08/02/2007

Viver sem vizinhos num prédio de Lisboa

In Diário de Notícias (8/2/2007)
Kátia Catulo
Pedro Saraiva (imagem)

«Quase sempre é Bento que adormece primeiro, enquanto Albertina fica às voltas na cama. Tenta escutar se ainda há eléctricos nas ruas da Baixa, mas o centro de Lisboa dorme mais cedo que o marido dela. "Às vezes deixo-me ficar muito quieta para ver se consigo ouvir as pessoas da Pensão Prata", confidencia a pensionista de 81 anos. O burburinho do terceiro piso ajuda-a a encontrar-se com o sono. O casal Rodrigues já teve a casa cheia de sogros, genros e irmãos, mas nunca soube o que são vizinhos. Sempre foram os únicos inquilinos de um dos edifícios da Rua da Conceição.
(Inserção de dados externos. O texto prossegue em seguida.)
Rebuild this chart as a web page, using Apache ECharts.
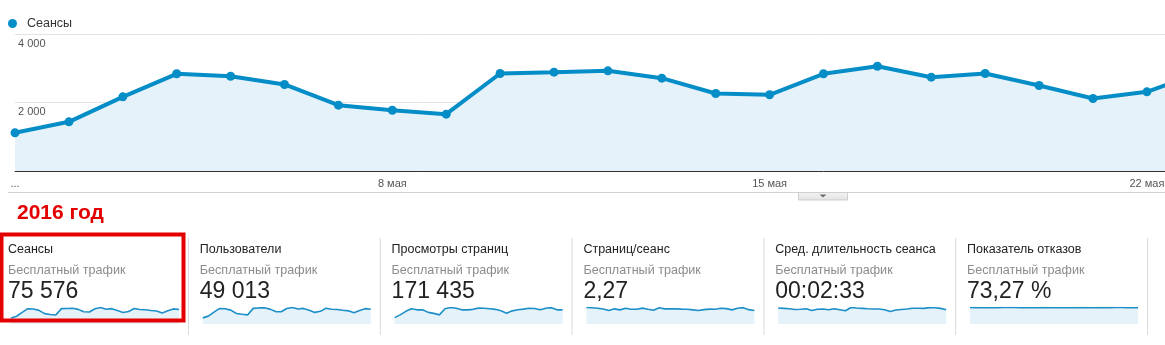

No 3.º andar está instalada a casa de hóspedes, que, no entanto, tem entrada pela Rua da Prata; o piso de baixo serve de armazém e o primeiro nunca foi habitado. É Bento, portanto, o porteiro de um prédio que só tem o último apartamento ocupado. "Limpo as escadas do meu piso e deito o lixo no contentor da porta ao lado", explica o sapateiro reformado.

Ao fim de 50 anos, há indícios de que o 1.º piso venha a ser arrendado em breve. "Estão lá uns quantos homens a martelar e a furar paredes", conta Albertina. A viver há tanto tempo sozinhos, ambos têm agora receio de não conseguirem habituar-se aos novos vizinhos. "Nunca fui pessoa de me meter na casa dos outros", avisa Albertina. Mas que era bom ter alguém a quem pedir ajuda em caso de aflição, "isso era".